*** EXERCISE INPUTS

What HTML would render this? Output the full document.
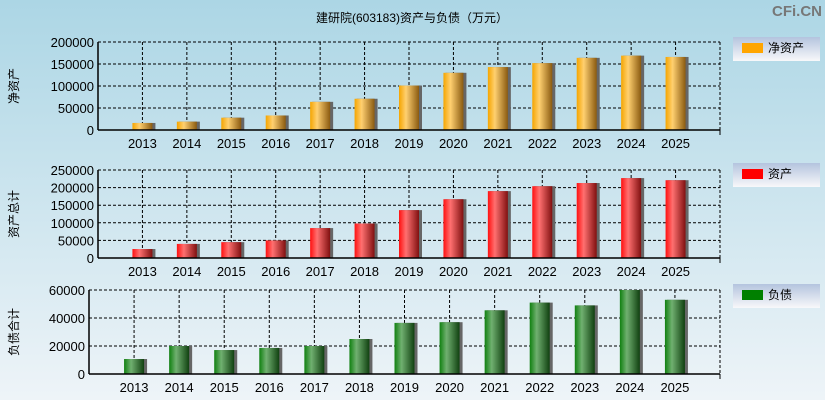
<!DOCTYPE html>
<html><head><meta charset="utf-8"><style>
body{margin:0;width:825px;height:400px;overflow:hidden;font-family:"Liberation Sans","Noto Sans CJK SC",sans-serif}
</style></head><body>
<svg id="svg" width="825" height="400" xmlns="http://www.w3.org/2000/svg" font-family="Liberation Sans, Noto Sans CJK SC, sans-serif">
<defs>
<linearGradient id="bg" x1="0" y1="0" x2="0" y2="1"><stop offset="0" stop-color="#acd6e5"/><stop offset="1" stop-color="#eef4f8"/></linearGradient>
<linearGradient id="lg" x1="0" y1="0" x2="0" y2="1"><stop offset="0" stop-color="#b4c4de"/><stop offset="1" stop-color="#f8f8fa"/></linearGradient>
<linearGradient id="g0" x1="0" x2="1"><stop offset="0" stop-color="#f5a500"/><stop offset="0.35" stop-color="#ffd070"/><stop offset="1" stop-color="#8a5a10"/></linearGradient>
<linearGradient id="g1" x1="0" x2="1"><stop offset="0" stop-color="#ff1010"/><stop offset="0.35" stop-color="#ff7070"/><stop offset="1" stop-color="#801010"/></linearGradient>
<linearGradient id="g2" x1="0" x2="1"><stop offset="0" stop-color="#108010"/><stop offset="0.35" stop-color="#70b070"/><stop offset="1" stop-color="#104010"/></linearGradient>
</defs>
<rect width="825" height="400" fill="url(#bg)"/>
<text x="412" y="22" font-size="12" text-anchor="middle">建研院(603183)资产与负债（万元）</text>
<text x="822" y="16" font-size="15" font-weight="bold" fill="#777" text-anchor="end">CFi.CN</text>
</svg>
<script>
const years=["2013","2014","2015","2016","2017","2018","2019","2020","2021","2022","2023","2024","2025"];
const netAssets=[16000,19000,28000,33000,64000,71000,101000,130000,143000,152000,164000,169000,166000];
const totalAssets=[25500,40000,45000,50000,85000,98000,136000,167000,190000,204000,213000,227000,221000];
const liabilities=[10700,20000,17100,18600,20000,25000,36500,37000,45500,51000,49000,60000,53000];
const ticks1=[0,50000,100000,150000,200000];
const ticks2=[0,50000,100000,150000,200000,250000];
const ticks3=[0,20000,40000,60000];
const NS="http://www.w3.org/2000/svg";
const svg=document.getElementById('svg');
function mk(t,a,p){const e=document.createElementNS(NS,t);for(const k in a)e.setAttribute(k,a[k]);(p||svg).appendChild(e);return e;}
const panels=[
 {name:'net-assets',vals:netAssets,ticks:ticks1,max:200000,x0:98,x1:720,y0:42,y1:130,fill:'url(#g0)',col:'#ffa500',label:'净资产',ylab:'净资产',ly:37},
 {name:'total-assets',vals:totalAssets,ticks:ticks2,max:250000,x0:98,x1:720,y0:170,y1:258,fill:'url(#g1)',col:'#ff0000',label:'资产',ylab:'资产总计',ly:163},
 {name:'liabilities',vals:liabilities,ticks:ticks3,max:60000,x0:89,x1:720,y0:290,y1:374,fill:'url(#g2)',col:'#008000',label:'负债',ylab:'负债合计',ly:284}
];
panels.forEach(p=>{
 const g=mk('g',{});
 
 
 const step=(p.x1-p.x0)/14;
 const xs=i=>p.x0+step*(i+1);
 const ys=v=>p.y1-(v/p.max)*(p.y1-p.y0);
 p.ticks.forEach(t=>{
  const y=ys(t);
  if(t>0){const l=mk('line',{x1:p.x0,x2:p.x1,y1:y,y2:y,stroke:'#000','stroke-dasharray':'3,2','stroke-width':1},g);
   
   }
  const tx=mk('text',{x:p.x0-4,y:y+5,'font-size':13,'text-anchor':'end'},g);
  tx.textContent=t;
  
  
 });
 years.forEach((yr,i)=>{
  const x=xs(i);
  const l=mk('line',{x1:x,x2:x,y1:p.y0,y2:p.y1,stroke:'#000','stroke-dasharray':'3,2'},g);
  
  
  const t=mk('text',{x:x,y:p.y1+18,'font-size':13,'text-anchor':'middle'},g);
  t.textContent=yr;
  
  
 });
 mk('line',{x1:p.x1,x2:p.x1,y1:p.y0,y2:p.y1,stroke:'#000','stroke-dasharray':'3,2'},g);
 mk('line',{x1:p.x0,x2:p.x1,y1:p.y0,y2:p.y0,stroke:'#000','stroke-dasharray':'3,2'},g);
 p.vals.forEach((v,i)=>{
  const x=xs(i),y=ys(v);
  mk('rect',{x:x-10+2,y:y,width:21,height:p.y1-y,fill:'#666'},g);
  const r=mk('rect',{x:x-10,y:y,width:20,height:p.y1-y,fill:p.fill},g);
  
  
 });
 mk('line',{x1:p.x0,x2:p.x0,y1:p.y0,y2:p.y1,stroke:'#000','stroke-width':1.5},g);
 mk('line',{x1:p.x0,x2:p.x1,y1:p.y1,y2:p.y1,stroke:'#000','stroke-width':1.5},g);
 mk('line',{x1:p.x1,x2:p.x1,y1:p.y1,y2:p.y1+5,stroke:'#000'},g);
 const yl=mk('text',{x:0,y:0,'font-size':12,'text-anchor':'middle',transform:`translate(18,${(p.y0+p.y1)/2}) rotate(-90)`},g);
 yl.textContent=p.ylab;
 
 
 const lg=mk('g',{},g);
 
 
 mk('rect',{x:733,y:p.ly,width:87,height:24,fill:'url(#lg)'},lg);
 mk('rect',{x:742,y:p.ly+6,width:21,height:10,fill:p.col},lg);
 const lt=mk('text',{x:768,y:p.ly+15,'font-size':12},lg);
 lt.textContent=p.label;
});
</script>
</body></html>
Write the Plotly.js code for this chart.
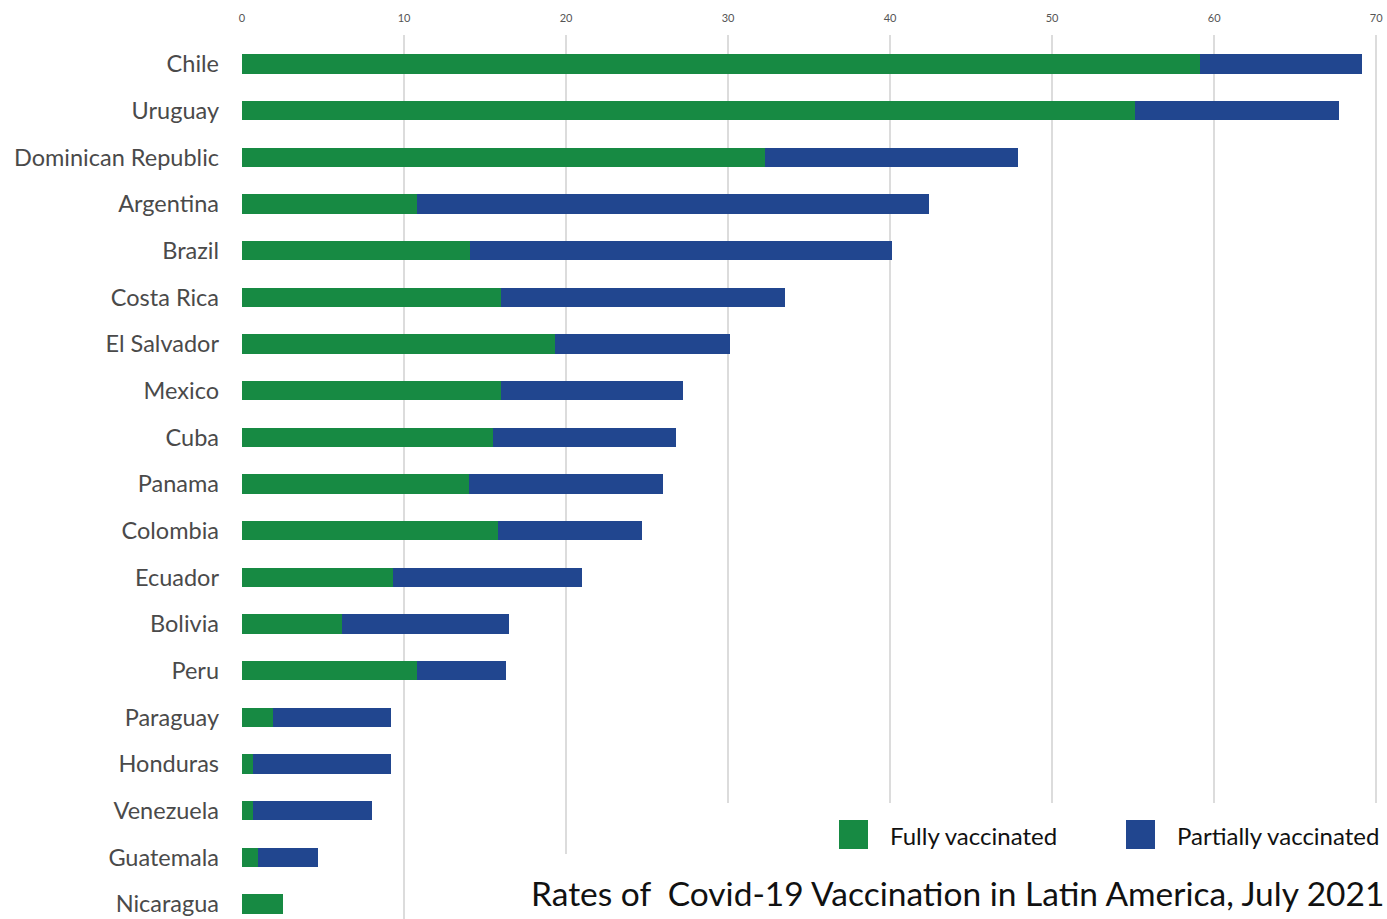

******

Every entry should be returned exactly as written, minus the pictures.

> CORRECT ANSWER
What HTML would render this? Output the full document.
<!DOCTYPE html>
<html><head><meta charset="utf-8"><style>
body{margin:0;width:825px;height:400px;overflow:hidden;font-family:"Liberation Sans","Noto Sans CJK SC",sans-serif}
</style></head><body>
<svg id="svg" width="825" height="400" xmlns="http://www.w3.org/2000/svg" font-family="Liberation Sans, Noto Sans CJK SC, sans-serif">
<defs>
<linearGradient id="bg" x1="0" y1="0" x2="0" y2="1"><stop offset="0" stop-color="#acd6e5"/><stop offset="1" stop-color="#eef4f8"/></linearGradient>
<linearGradient id="lg" x1="0" y1="0" x2="0" y2="1"><stop offset="0" stop-color="#b4c4de"/><stop offset="1" stop-color="#f8f8fa"/></linearGradient>
<linearGradient id="g0" x1="0" x2="1"><stop offset="0" stop-color="#f5a500"/><stop offset="0.35" stop-color="#ffd070"/><stop offset="1" stop-color="#8a5a10"/></linearGradient>
<linearGradient id="g1" x1="0" x2="1"><stop offset="0" stop-color="#ff1010"/><stop offset="0.35" stop-color="#ff7070"/><stop offset="1" stop-color="#801010"/></linearGradient>
<linearGradient id="g2" x1="0" x2="1"><stop offset="0" stop-color="#108010"/><stop offset="0.35" stop-color="#70b070"/><stop offset="1" stop-color="#104010"/></linearGradient>
</defs>
<rect width="825" height="400" fill="url(#bg)"/>
<text x="412" y="22" font-size="12" text-anchor="middle">建研院(603183)资产与负债（万元）</text>
<text x="822" y="16" font-size="15" font-weight="bold" fill="#777" text-anchor="end">CFi.CN</text>
</svg>
<script>
const years=["2013","2014","2015","2016","2017","2018","2019","2020","2021","2022","2023","2024","2025"];
const netAssets=[16000,19000,28000,33000,64000,71000,101000,130000,143000,152000,164000,169000,166000];
const totalAssets=[25500,40000,45000,50000,85000,98000,136000,167000,190000,204000,213000,227000,221000];
const liabilities=[10700,20000,17100,18600,20000,25000,36500,37000,45500,51000,49000,60000,53000];
const ticks1=[0,50000,100000,150000,200000];
const ticks2=[0,50000,100000,150000,200000,250000];
const ticks3=[0,20000,40000,60000];
const NS="http://www.w3.org/2000/svg";
const svg=document.getElementById('svg');
function mk(t,a,p){const e=document.createElementNS(NS,t);for(const k in a)e.setAttribute(k,a[k]);(p||svg).appendChild(e);return e;}
const panels=[
 {name:'net-assets',vals:netAssets,ticks:ticks1,max:200000,x0:98,x1:720,y0:42,y1:130,fill:'url(#g0)',col:'#ffa500',label:'净资产',ylab:'净资产',ly:37},
 {name:'total-assets',vals:totalAssets,ticks:ticks2,max:250000,x0:98,x1:720,y0:170,y1:258,fill:'url(#g1)',col:'#ff0000',label:'资产',ylab:'资产总计',ly:163},
 {name:'liabilities',vals:liabilities,ticks:ticks3,max:60000,x0:89,x1:720,y0:290,y1:374,fill:'url(#g2)',col:'#008000',label:'负债',ylab:'负债合计',ly:284}
];
panels.forEach(p=>{
 const g=mk('g',{});
 
 
 const step=(p.x1-p.x0)/14;
 const xs=i=>p.x0+step*(i+1);
 const ys=v=>p.y1-(v/p.max)*(p.y1-p.y0);
 p.ticks.forEach(t=>{
  const y=ys(t);
  if(t>0){const l=mk('line',{x1:p.x0,x2:p.x1,y1:y,y2:y,stroke:'#000','stroke-dasharray':'3,2','stroke-width':1},g);
   
   }
  const tx=mk('text',{x:p.x0-4,y:y+5,'font-size':13,'text-anchor':'end'},g);
  tx.textContent=t;
  
  
 });
 years.forEach((yr,i)=>{
  const x=xs(i);
  const l=mk('line',{x1:x,x2:x,y1:p.y0,y2:p.y1,stroke:'#000','stroke-dasharray':'3,2'},g);
  
  
  const t=mk('text',{x:x,y:p.y1+18,'font-size':13,'text-anchor':'middle'},g);
  t.textContent=yr;
  
  
 });
 mk('line',{x1:p.x1,x2:p.x1,y1:p.y0,y2:p.y1,stroke:'#000','stroke-dasharray':'3,2'},g);
 mk('line',{x1:p.x0,x2:p.x1,y1:p.y0,y2:p.y0,stroke:'#000','stroke-dasharray':'3,2'},g);
 p.vals.forEach((v,i)=>{
  const x=xs(i),y=ys(v);
  mk('rect',{x:x-10+2,y:y,width:21,height:p.y1-y,fill:'#666'},g);
  const r=mk('rect',{x:x-10,y:y,width:20,height:p.y1-y,fill:p.fill},g);
  
  
 });
 mk('line',{x1:p.x0,x2:p.x0,y1:p.y0,y2:p.y1,stroke:'#000','stroke-width':1.5},g);
 mk('line',{x1:p.x0,x2:p.x1,y1:p.y1,y2:p.y1,stroke:'#000','stroke-width':1.5},g);
 mk('line',{x1:p.x1,x2:p.x1,y1:p.y1,y2:p.y1+5,stroke:'#000'},g);
 const yl=mk('text',{x:0,y:0,'font-size':12,'text-anchor':'middle',transform:`translate(18,${(p.y0+p.y1)/2}) rotate(-90)`},g);
 yl.textContent=p.ylab;
 
 
 const lg=mk('g',{},g);
 
 
 mk('rect',{x:733,y:p.ly,width:87,height:24,fill:'url(#lg)'},lg);
 mk('rect',{x:742,y:p.ly+6,width:21,height:10,fill:p.col},lg);
 const lt=mk('text',{x:768,y:p.ly+15,'font-size':12},lg);
 lt.textContent=p.label;
});
</script>
</body></html>
Write the Plotly.js code for this chart.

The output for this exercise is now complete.